▶ [Dataset excerpts]:
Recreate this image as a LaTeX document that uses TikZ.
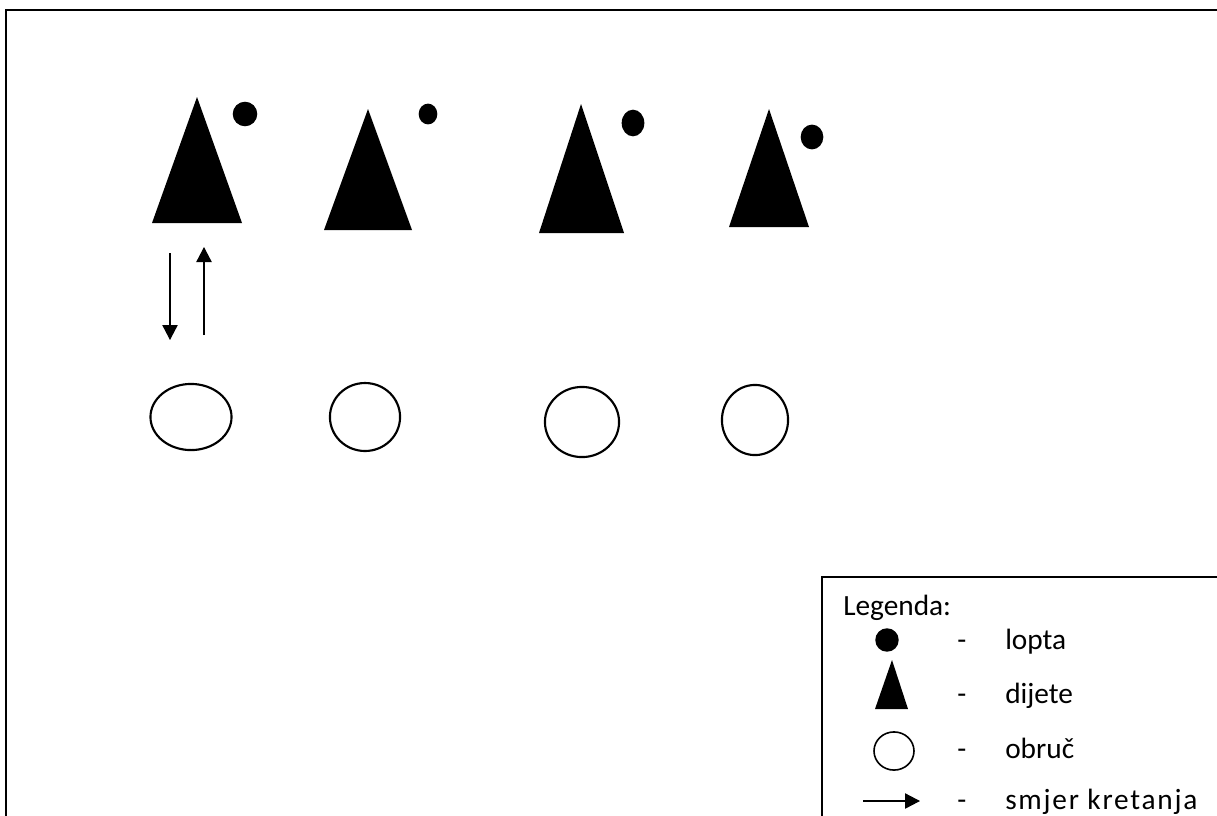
\documentclass[tikz,border=0pt]{standalone}
\usepackage{fontspec}
\setmainfont{Carlito}
\usetikzlibrary{arrows.meta}
\begin{document}
\begin{tikzpicture}[x=0.75pt,y=-0.75pt,
  child/.style={fill=black},
  ball/.style={fill=black},
  hoop/.style={draw=black,line width=1.6pt},
  move/.style={line width=0.9pt,-{Triangle[length=11.25pt,width=11.5pt]}},
  lbl/.style={anchor=base west,font=\fontsize{22}{26}\selectfont,inner sep=0pt}]
\useasboundingbox (0,0) rectangle (1217,815);
\begin{scope}
\clip (0,0) rectangle (1217,815);
\draw[line width=1.8pt] (6,10) rectangle (1240,840);
\draw[line width=1.2pt] (822,577) rectangle (1240,840);
\end{scope}
% children
\fill[child] (197,97) -- (242,223) -- (152,223) -- cycle;
\fill[child] (368,109) -- (412,230) -- (324,230) -- cycle;
\fill[child] (581,104) -- (624,233) -- (539,233) -- cycle;
\fill[child] (769,109) -- (809,227) -- (729,227) -- cycle;
% balls
\fill[ball] (245,114) ellipse[x radius=9.2pt, y radius=9.2pt];
\fill[ball] (428,114) ellipse[x radius=7pt, y radius=7.8pt];
\fill[ball] (633,123) ellipse[x radius=8.5pt, y radius=10pt];
\fill[ball] (812,137) ellipse[x radius=8.5pt, y radius=9.3pt];
% hoops
\draw[hoop] (191,417) ellipse[x radius=30.4pt, y radius=24.8pt];
\draw[hoop] (365,417) ellipse[x radius=26.3pt, y radius=25.5pt];
\draw[hoop] (582,422) ellipse[x radius=27.8pt, y radius=26.3pt];
\draw[hoop] (755,420) ellipse[x radius=24.8pt, y radius=26.3pt];
% movement arrows
\coordinate (d1) at (170,253);
\coordinate (d2) at (170,340);
\coordinate (u1) at (204,335);
\coordinate (u2) at (204,247);
\draw[move] (d1) -- (d2);
\draw[move] (u1) -- (u2);
% legend
\node[lbl] (leg) at (843,615) {Legenda:};
\fill[ball] (887,640) ellipse[x radius=8.8pt, y radius=8.8pt];
\fill[child] (892,660) -- (908,709) -- (875,709) -- cycle;
\draw[hoop,line width=1.2pt] (894,751) ellipse[x radius=15pt, y radius=14.3pt];
\coordinate (la1) at (863,801);
\coordinate (la2) at (920,801);
\draw[move] (la1) -- (la2);
\node[lbl] (h1) at (957,649) {-};
\node[lbl] (h2) at (957,703) {-};
\node[lbl] (h3) at (957,758) {-};
\node[lbl] (h4) at (957,809) {-};
\node[lbl] (t1) at (1005,649) {lopta};
\node[lbl] (t2) at (1005,703) {dijete};
\node[lbl] (t3) at (1005,758) {obruč};
\node[lbl] (t4) at (1005,809) {\addfontfeature{LetterSpace=6}smjer kretanja};
\end{tikzpicture}
\end{document}
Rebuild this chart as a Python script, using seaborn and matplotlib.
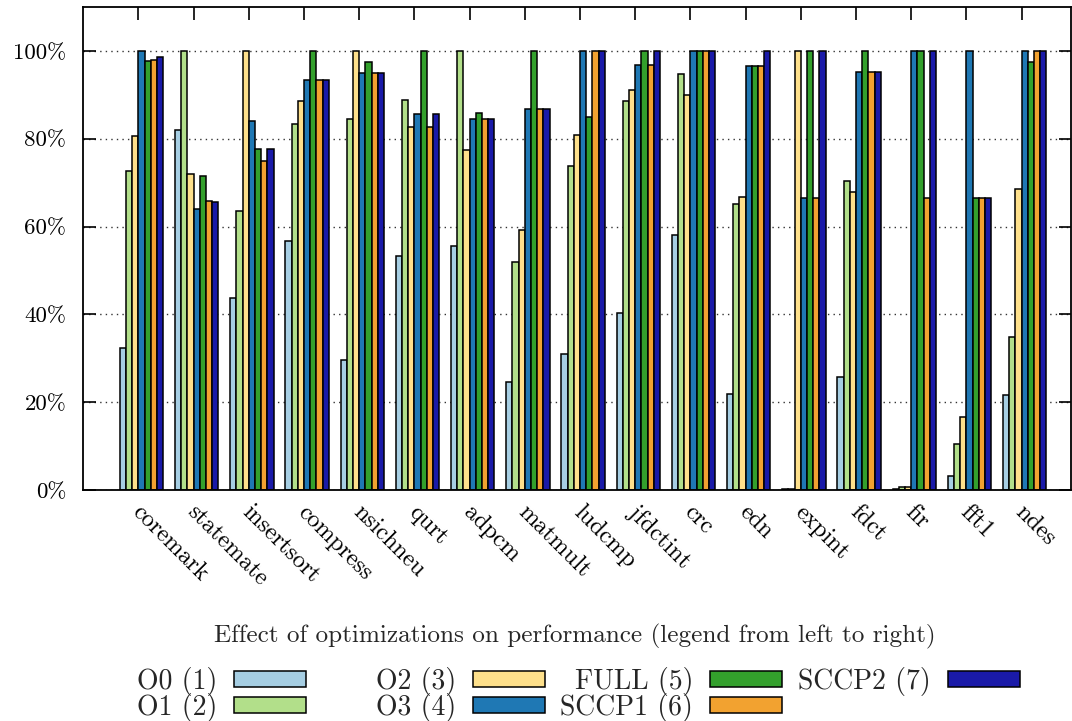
import numpy as np
import pandas as pd
import matplotlib
matplotlib.use("Agg")
import matplotlib.pyplot as plt
import seaborn as sns
from matplotlib.patches import Patch

benchmarks = ["coremark", "statemate", "insertsort", "compress", "nsichneu", "qurt",
              "adpcm", "matmult", "ludcmp", "jfdctint", "crc", "edn", "expint",
              "fdct", "fir", "fft1", "ndes"]
series = ["O0 (1)", "O1 (2)", "O2 (3)", "O3 (4)", "FULL (5)", "SCCP1 (6)", "SCCP2 (7)"]
o0 = [32.3, 82.0, 43.7, 56.7, 29.7, 53.3, 55.6, 24.6, 31.0, 40.3, 58.0, 21.8, 0.3, 25.7, 0.3, 3.1, 21.7]
o1 = [72.7, 100, 63.6, 83.3, 84.5, 88.9, 100, 51.9, 73.9, 88.5, 94.8, 65.2, 0.3, 70.4, 0.6, 10.5, 34.9]
o2 = [80.7, 71.9, 100, 88.5, 100, 82.7, 77.4, 59.1, 80.9, 91.2, 90.0, 66.7, 100, 67.8, 0.6, 16.7, 68.5]
o3 = [100, 64.0, 84.0, 93.4, 95.0, 85.7, 84.6, 86.7, 100, 96.8, 100, 96.5, 66.6, 95.1, 100, 100, 100]
full = [97.6, 71.6, 77.7, 100, 97.4, 100, 85.9, 100, 85.0, 100, 100, 96.5, 100, 100, 100, 66.6, 97.4]
sccp1 = [98.0, 65.8, 75.0, 93.4, 95.0, 82.7, 84.6, 86.7, 100, 96.8, 100, 96.5, 66.6, 95.1, 66.6, 66.6, 100]
sccp2 = [98.5, 65.6, 77.7, 93.4, 95.0, 85.7, 84.6, 86.7, 100, 100, 100, 100, 100, 95.1, 100, 66.6, 100]
colors = ["#a6cee3", "#b2df8a", "#fee08b", "#1f78b4", "#33a02c", "#f2a230", "#1a1aa8"]
yticks = [0, 20, 40, 60, 80, 100]
title = "Effect of optimizations on performance (legend from left to right)"

wide = pd.DataFrame(dict(zip(series, [o0, o1, o2, o3, full, sccp1, sccp2])))
wide["bench"] = benchmarks
df = wide.melt(id_vars="bench", var_name="opt", value_name="value")

sns.set_style("white")
plt.rcParams["font.family"] = ["cmr10", "DejaVu Serif"]
plt.rcParams["axes.formatter.use_mathtext"] = True
FS_Y = 16.5
FS_X = 17.5
FS_T = 18.1
FS_L = 20

fig = plt.figure(figsize=(10.72, 7.21), dpi=100)
W, H = 1072, 721
ax = fig.add_axes([83 / W, 1 - 490 / H, (1071 - 83) / W, (490 - 7) / H])

sns.barplot(data=df, x="bench", y="value", hue="opt", order=benchmarks, hue_order=series,
            palette=colors, width=0.786, edgecolor="black", linewidth=1.1,
            errorbar=None, saturation=1, legend=False, ax=ax)

ax.set_ylim(0, 110)
ax.set_xlim(-1.06, 16.84)
ax.set_yticks(yticks)
ax.set_yticklabels([f"{v}%" for v in yticks], fontsize=FS_Y)

pos = np.arange(len(benchmarks))
# top tick marks (no labels)
ax.set_xticks(pos - 0.055)
ax.set_xticklabels([])
# bottom labels on minor ticks (no marks)
ax.set_xticks(pos + 0.035, minor=True)
ax.set_xticklabels(benchmarks, minor=True, rotation=-45, ha="left", va="top",
                   rotation_mode="anchor", fontsize=FS_X)
ax.set_xlabel("")
ax.set_ylabel("")
ax.yaxis.grid(True, linestyle=(0, (1, 3)), color="#333333", linewidth=1.0)
ax.xaxis.grid(False, which="both")
ax.set_axisbelow(True)
for s in ax.spines.values():
    s.set_linewidth(1.3)
    s.set_color("black")
    s.set_visible(True)
ax.tick_params(axis="y", direction="in", length=9, width=1.2, left=True, right=True,
               pad=12, colors="black")
ax.tick_params(axis="x", which="major", direction="in", length=9, width=1.2,
               top=True, bottom=False, labelbottom=False, colors="black")
ax.tick_params(axis="x", which="minor", direction="in", length=0, top=False,
               bottom=True, labelbottom=True, pad=8, colors="black")

fig.text(575 / W, 1 - 636 / H, title, ha="center", va="center", fontsize=FS_T)

handles = [Patch(facecolor=c, edgecolor="black", linewidth=1.1) for c in colors]
cols = [[0, 1], [2, 3], [4, 5], [6]]
col_right = [306, 545, 782, 1020]
for idx, xr in zip(cols, col_right):
    fig.legend([handles[i] for i in idx], [series[i] for i in idx],
               loc="upper right", bbox_to_anchor=(xr / W, 1 - 667 / H),
               markerfirst=False, frameon=False, fontsize=FS_L,
               handlelength=2.6, handleheight=0.5, handletextpad=0.6,
               labelspacing=-0.12, borderpad=0, borderaxespad=0)

fig.savefig("out.png", dpi=100)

▶ [Work to complete]: Copy out the listing above from the line containing "Rebuild this chart" to the line containing "from matplotlib.patches import Patch", both included, exactly as written and minus the images.

▶ [Exercise response]:
Rebuild this chart as a Python script, using seaborn and matplotlib.
import numpy as np
import pandas as pd
import matplotlib
matplotlib.use("Agg")
import matplotlib.pyplot as plt
import seaborn as sns
from matplotlib.patches import Patch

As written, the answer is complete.